» Dataset records
--- BEGIN ---

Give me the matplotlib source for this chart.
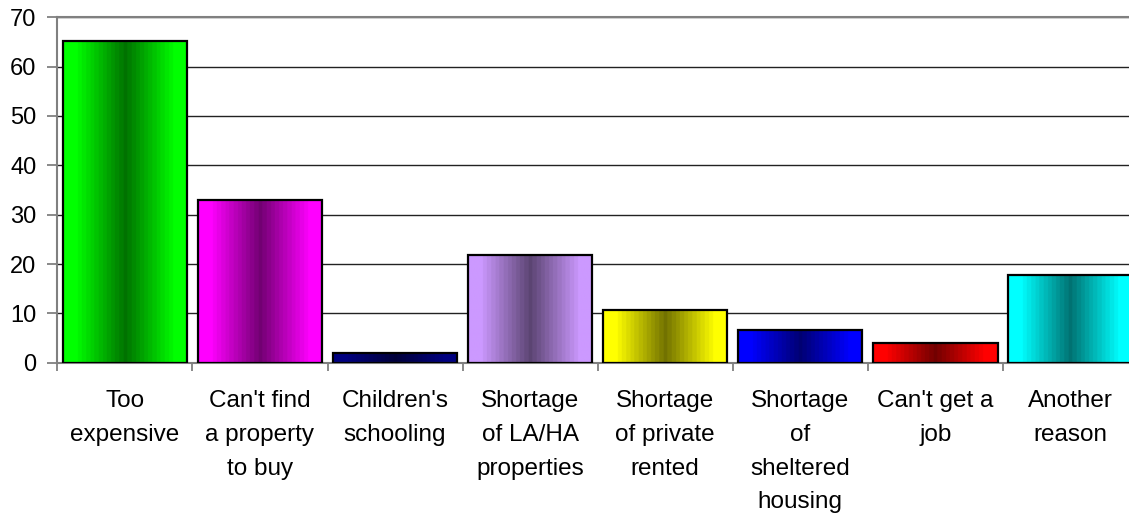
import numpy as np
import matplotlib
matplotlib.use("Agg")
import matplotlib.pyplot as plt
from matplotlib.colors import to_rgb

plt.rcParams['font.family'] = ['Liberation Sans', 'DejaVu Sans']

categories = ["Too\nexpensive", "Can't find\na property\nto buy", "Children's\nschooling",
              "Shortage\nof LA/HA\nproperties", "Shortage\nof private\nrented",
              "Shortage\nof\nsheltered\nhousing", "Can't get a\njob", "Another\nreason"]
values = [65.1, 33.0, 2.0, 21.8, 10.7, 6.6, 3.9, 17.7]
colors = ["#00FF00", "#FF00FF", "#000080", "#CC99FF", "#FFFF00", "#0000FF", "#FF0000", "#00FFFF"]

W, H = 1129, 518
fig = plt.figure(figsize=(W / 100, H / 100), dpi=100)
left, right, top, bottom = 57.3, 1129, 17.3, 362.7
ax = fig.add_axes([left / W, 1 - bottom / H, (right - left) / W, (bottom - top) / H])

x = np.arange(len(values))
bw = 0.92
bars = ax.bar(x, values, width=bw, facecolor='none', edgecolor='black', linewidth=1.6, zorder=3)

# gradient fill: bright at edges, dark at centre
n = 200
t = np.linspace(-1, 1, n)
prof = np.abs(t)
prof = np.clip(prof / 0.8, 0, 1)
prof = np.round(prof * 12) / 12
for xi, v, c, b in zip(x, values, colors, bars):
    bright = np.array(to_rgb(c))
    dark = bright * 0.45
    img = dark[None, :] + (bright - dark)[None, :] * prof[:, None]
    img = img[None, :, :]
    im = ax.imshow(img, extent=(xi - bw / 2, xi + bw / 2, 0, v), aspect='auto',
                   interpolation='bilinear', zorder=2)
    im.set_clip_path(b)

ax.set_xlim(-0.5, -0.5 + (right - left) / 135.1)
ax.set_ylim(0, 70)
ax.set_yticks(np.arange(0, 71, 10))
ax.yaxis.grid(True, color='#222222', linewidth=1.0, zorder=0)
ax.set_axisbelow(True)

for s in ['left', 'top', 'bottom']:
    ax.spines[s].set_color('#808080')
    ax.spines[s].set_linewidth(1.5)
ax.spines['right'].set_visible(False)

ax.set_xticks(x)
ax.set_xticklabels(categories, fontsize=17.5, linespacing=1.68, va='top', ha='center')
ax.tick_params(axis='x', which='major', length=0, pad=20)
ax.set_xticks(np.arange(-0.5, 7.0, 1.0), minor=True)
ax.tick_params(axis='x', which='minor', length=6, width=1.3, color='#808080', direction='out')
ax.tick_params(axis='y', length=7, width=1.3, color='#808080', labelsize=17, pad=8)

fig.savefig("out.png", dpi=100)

--- END ---
--- BEGIN ---

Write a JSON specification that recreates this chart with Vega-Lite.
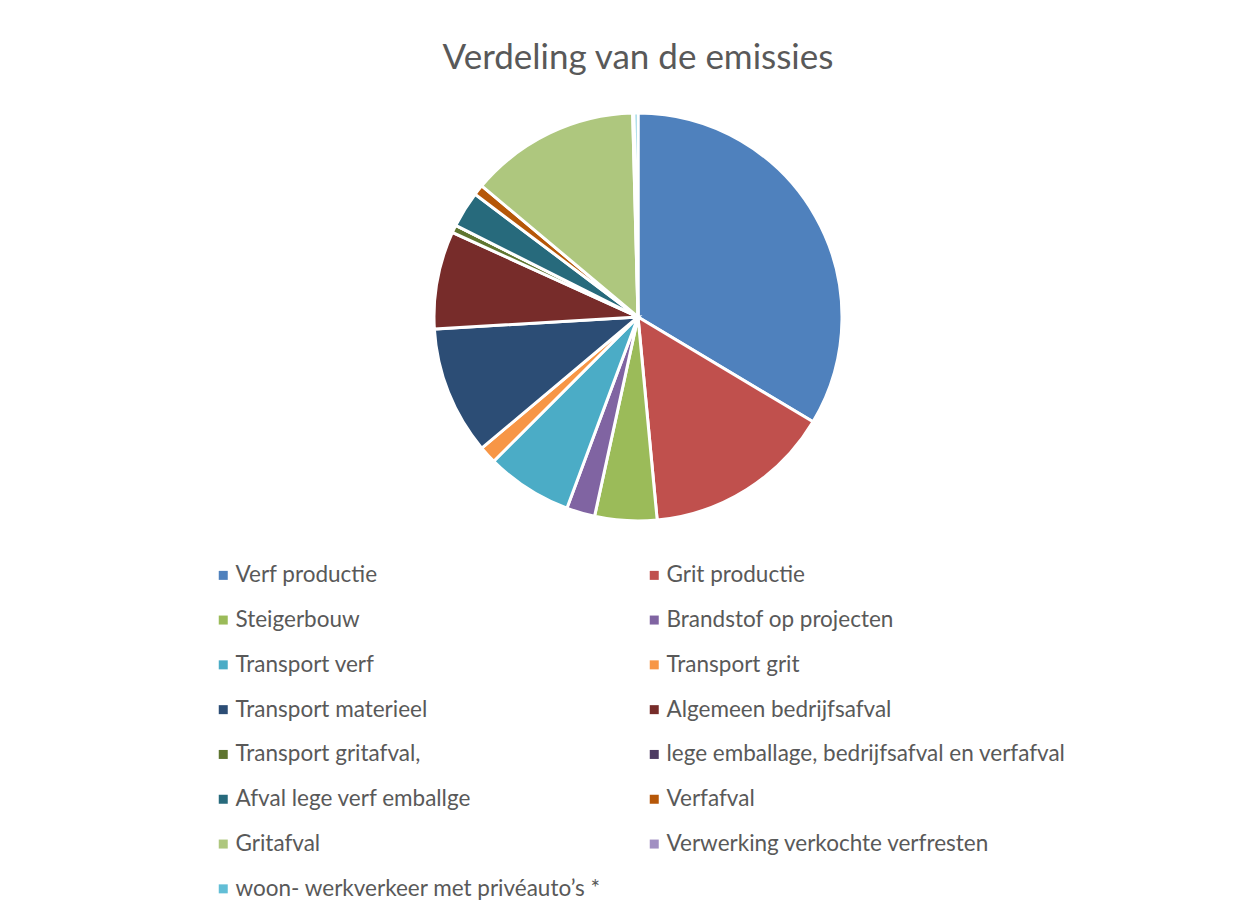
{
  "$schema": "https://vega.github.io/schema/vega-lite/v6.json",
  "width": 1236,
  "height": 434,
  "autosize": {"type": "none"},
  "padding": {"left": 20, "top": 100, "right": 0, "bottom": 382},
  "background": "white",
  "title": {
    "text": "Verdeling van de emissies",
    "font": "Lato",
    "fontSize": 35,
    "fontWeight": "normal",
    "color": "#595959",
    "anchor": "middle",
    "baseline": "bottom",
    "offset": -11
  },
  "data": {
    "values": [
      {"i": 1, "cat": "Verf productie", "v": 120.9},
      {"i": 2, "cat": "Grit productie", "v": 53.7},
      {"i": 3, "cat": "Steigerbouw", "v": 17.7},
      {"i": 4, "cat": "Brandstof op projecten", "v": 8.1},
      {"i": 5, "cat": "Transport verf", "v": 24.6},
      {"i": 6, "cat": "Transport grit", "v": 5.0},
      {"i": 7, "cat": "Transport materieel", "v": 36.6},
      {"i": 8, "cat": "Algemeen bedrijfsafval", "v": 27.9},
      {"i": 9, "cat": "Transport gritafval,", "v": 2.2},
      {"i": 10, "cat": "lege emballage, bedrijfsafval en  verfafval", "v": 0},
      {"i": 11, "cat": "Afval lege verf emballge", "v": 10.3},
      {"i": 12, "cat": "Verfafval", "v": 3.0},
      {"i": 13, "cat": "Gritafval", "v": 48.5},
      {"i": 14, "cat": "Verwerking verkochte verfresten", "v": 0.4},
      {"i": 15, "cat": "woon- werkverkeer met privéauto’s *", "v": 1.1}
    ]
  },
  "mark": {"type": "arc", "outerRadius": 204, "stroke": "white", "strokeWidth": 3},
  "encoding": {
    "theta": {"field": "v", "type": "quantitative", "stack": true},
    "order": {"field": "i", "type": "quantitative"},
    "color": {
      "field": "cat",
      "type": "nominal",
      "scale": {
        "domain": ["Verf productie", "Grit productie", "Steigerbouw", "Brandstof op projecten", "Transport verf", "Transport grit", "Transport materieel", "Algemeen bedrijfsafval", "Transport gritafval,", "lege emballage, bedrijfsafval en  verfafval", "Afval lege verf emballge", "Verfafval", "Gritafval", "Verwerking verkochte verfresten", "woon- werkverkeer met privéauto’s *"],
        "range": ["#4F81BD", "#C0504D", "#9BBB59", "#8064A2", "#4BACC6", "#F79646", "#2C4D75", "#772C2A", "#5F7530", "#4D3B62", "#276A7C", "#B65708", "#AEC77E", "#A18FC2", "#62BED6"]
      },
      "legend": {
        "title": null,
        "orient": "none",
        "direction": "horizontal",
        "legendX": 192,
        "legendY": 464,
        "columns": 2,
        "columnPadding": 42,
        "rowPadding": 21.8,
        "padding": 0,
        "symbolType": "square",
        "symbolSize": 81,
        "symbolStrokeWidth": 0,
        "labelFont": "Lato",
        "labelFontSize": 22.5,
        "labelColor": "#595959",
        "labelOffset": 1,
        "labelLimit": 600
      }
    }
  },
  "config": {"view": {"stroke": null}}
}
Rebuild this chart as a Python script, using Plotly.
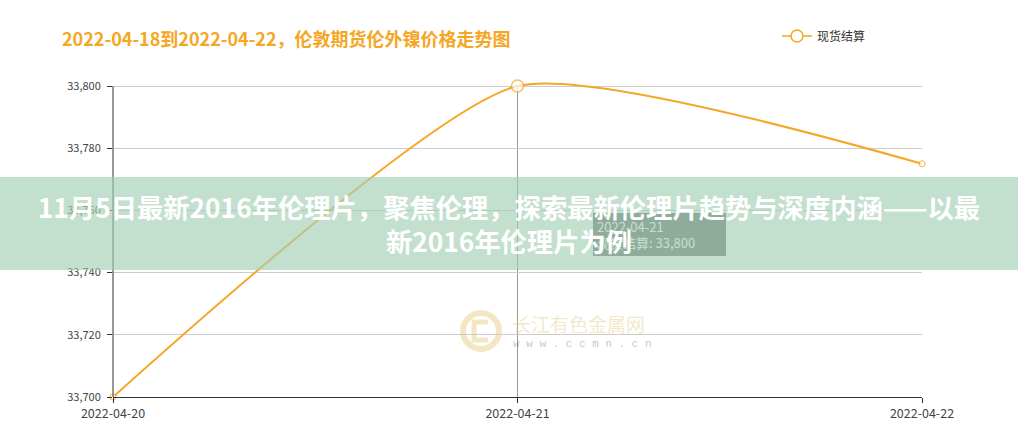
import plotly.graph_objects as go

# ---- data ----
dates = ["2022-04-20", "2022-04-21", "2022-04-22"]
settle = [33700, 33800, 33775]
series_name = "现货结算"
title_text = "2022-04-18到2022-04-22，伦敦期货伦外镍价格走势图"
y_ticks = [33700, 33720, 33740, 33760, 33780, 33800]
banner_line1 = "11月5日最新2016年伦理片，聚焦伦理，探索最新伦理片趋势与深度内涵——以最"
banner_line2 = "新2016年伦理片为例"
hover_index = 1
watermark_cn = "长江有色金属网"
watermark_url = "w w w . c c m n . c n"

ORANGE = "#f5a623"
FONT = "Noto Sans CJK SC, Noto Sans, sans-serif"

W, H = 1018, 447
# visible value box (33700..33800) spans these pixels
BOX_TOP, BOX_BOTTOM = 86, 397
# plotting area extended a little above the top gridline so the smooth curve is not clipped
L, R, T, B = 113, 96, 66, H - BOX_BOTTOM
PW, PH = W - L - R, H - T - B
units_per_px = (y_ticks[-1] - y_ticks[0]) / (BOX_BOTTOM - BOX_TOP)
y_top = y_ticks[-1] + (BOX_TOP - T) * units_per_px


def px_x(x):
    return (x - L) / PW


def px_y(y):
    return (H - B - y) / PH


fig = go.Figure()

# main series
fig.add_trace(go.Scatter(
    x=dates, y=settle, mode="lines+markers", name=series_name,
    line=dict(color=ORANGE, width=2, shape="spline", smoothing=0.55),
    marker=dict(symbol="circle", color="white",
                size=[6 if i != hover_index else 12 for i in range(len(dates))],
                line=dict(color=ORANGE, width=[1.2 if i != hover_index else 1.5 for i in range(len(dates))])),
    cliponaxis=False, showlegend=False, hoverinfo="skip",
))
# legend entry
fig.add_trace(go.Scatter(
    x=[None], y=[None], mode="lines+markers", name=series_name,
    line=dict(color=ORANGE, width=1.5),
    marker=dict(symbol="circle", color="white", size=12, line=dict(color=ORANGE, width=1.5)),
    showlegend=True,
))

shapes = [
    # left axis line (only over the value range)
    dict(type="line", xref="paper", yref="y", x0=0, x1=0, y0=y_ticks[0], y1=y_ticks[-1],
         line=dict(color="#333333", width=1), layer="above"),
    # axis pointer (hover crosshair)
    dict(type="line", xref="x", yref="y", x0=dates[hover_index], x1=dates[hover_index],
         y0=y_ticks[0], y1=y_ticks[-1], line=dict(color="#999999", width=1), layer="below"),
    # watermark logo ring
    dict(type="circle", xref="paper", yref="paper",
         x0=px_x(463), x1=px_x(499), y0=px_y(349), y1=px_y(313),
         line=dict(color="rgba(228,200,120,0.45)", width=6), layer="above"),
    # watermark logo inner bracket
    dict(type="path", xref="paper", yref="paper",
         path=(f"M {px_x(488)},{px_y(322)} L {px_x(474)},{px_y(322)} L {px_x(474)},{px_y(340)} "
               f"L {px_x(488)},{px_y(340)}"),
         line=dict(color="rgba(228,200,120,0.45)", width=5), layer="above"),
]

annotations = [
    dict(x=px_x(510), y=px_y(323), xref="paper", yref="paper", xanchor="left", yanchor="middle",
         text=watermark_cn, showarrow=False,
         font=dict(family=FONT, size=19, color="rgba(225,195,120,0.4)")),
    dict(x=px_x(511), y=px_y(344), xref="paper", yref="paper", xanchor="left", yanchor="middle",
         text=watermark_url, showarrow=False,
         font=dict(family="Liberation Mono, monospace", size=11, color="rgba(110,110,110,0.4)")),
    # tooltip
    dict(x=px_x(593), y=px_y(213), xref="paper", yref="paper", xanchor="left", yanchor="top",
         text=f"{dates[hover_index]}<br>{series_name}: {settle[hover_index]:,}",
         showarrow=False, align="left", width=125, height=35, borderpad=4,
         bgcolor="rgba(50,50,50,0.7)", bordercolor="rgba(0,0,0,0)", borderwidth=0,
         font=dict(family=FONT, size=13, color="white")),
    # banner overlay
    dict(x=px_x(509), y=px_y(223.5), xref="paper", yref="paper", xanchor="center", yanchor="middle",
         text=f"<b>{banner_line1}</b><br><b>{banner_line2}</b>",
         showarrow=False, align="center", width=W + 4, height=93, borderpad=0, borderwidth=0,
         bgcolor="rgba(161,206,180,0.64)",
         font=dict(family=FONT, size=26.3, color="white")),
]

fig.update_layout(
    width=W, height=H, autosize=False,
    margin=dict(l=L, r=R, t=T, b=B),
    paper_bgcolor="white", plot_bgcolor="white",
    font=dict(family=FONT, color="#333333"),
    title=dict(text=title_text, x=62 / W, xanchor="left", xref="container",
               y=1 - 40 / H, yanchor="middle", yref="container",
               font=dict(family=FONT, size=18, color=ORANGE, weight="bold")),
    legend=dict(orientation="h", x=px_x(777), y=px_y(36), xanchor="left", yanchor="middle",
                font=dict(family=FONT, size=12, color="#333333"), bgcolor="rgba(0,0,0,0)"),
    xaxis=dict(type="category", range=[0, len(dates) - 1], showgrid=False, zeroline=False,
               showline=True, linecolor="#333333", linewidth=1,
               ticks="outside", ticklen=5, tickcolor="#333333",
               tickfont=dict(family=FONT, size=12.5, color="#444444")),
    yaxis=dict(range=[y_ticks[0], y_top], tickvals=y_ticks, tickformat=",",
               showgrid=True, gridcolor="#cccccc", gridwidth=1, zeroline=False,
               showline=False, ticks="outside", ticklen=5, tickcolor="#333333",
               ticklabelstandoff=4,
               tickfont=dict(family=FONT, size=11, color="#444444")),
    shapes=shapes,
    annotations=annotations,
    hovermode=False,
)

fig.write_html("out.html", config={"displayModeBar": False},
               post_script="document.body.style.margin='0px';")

--- END ---
--- BEGIN ---

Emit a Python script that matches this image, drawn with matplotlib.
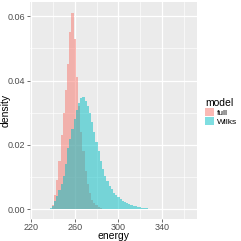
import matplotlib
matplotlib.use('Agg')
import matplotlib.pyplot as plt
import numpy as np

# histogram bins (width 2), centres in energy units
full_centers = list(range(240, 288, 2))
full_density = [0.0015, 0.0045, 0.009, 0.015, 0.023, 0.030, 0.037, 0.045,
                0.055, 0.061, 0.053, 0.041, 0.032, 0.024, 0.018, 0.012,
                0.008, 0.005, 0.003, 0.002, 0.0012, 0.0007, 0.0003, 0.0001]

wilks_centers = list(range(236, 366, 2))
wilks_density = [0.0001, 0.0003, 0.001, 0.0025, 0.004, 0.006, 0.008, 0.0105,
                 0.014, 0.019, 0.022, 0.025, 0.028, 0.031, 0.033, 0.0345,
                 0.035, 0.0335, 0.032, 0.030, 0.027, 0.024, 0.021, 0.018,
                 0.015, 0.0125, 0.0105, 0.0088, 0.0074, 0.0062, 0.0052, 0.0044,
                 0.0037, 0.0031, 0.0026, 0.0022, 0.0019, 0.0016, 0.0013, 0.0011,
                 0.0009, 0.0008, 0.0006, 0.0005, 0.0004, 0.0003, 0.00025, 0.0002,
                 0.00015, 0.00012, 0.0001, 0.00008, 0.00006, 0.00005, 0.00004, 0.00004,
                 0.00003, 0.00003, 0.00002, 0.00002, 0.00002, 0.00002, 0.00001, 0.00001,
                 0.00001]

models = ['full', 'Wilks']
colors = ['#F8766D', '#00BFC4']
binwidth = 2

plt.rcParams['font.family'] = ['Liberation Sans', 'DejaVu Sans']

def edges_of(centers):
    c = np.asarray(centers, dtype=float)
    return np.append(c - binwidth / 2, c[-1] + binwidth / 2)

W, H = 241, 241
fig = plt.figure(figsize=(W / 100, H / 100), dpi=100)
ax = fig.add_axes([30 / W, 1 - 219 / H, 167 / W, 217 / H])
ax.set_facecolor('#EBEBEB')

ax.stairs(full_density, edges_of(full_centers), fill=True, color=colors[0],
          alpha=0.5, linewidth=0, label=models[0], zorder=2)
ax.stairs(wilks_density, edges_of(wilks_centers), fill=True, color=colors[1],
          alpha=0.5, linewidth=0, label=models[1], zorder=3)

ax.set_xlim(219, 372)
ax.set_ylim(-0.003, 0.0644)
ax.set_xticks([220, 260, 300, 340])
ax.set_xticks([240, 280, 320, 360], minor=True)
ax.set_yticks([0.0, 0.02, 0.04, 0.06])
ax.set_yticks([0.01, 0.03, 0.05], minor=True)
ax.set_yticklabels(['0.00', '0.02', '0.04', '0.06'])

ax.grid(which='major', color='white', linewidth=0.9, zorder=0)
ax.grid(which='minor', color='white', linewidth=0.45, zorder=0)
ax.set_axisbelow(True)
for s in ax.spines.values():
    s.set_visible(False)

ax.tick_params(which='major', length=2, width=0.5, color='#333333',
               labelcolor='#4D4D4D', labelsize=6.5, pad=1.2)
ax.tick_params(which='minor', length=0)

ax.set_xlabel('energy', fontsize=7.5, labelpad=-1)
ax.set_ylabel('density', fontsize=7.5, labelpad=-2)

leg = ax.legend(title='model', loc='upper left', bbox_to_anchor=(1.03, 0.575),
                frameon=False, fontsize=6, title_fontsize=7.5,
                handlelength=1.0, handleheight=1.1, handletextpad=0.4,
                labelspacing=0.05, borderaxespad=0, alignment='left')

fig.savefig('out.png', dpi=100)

--- END ---

» Challenge
Leave out the pictures and quote exactly the lines from the one where "Give me the matplotlib source for this chart." appears to the one where "im.set_clip_path(b)" appears, both ends counted.

» Reply to the task
Give me the matplotlib source for this chart.
import numpy as np
import matplotlib
matplotlib.use("Agg")
import matplotlib.pyplot as plt
from matplotlib.colors import to_rgb

plt.rcParams['font.family'] = ['Liberation Sans', 'DejaVu Sans']

categories = ["Too\nexpensive", "Can't find\na property\nto buy", "Children's\nschooling",
              "Shortage\nof LA/HA\nproperties", "Shortage\nof private\nrented",
              "Shortage\nof\nsheltered\nhousing", "Can't get a\njob", "Another\nreason"]
values = [65.1, 33.0, 2.0, 21.8, 10.7, 6.6, 3.9, 17.7]
colors = ["#00FF00", "#FF00FF", "#000080", "#CC99FF", "#FFFF00", "#0000FF", "#FF0000", "#00FFFF"]

W, H = 1129, 518
fig = plt.figure(figsize=(W / 100, H / 100), dpi=100)
left, right, top, bottom = 57.3, 1129, 17.3, 362.7
ax = fig.add_axes([left / W, 1 - bottom / H, (right - left) / W, (bottom - top) / H])

x = np.arange(len(values))
bw = 0.92
bars = ax.bar(x, values, width=bw, facecolor='none', edgecolor='black', linewidth=1.6, zorder=3)

# gradient fill: bright at edges, dark at centre
n = 200
t = np.linspace(-1, 1, n)
prof = np.abs(t)
prof = np.clip(prof / 0.8, 0, 1)
prof = np.round(prof * 12) / 12
for xi, v, c, b in zip(x, values, colors, bars):
    bright = np.array(to_rgb(c))
    dark = bright * 0.45
    img = dark[None, :] + (bright - dark)[None, :] * prof[:, None]
    img = img[None, :, :]
    im = ax.imshow(img, extent=(xi - bw / 2, xi + bw / 2, 0, v), aspect='auto',
                   interpolation='bilinear', zorder=2)
    im.set_clip_path(b)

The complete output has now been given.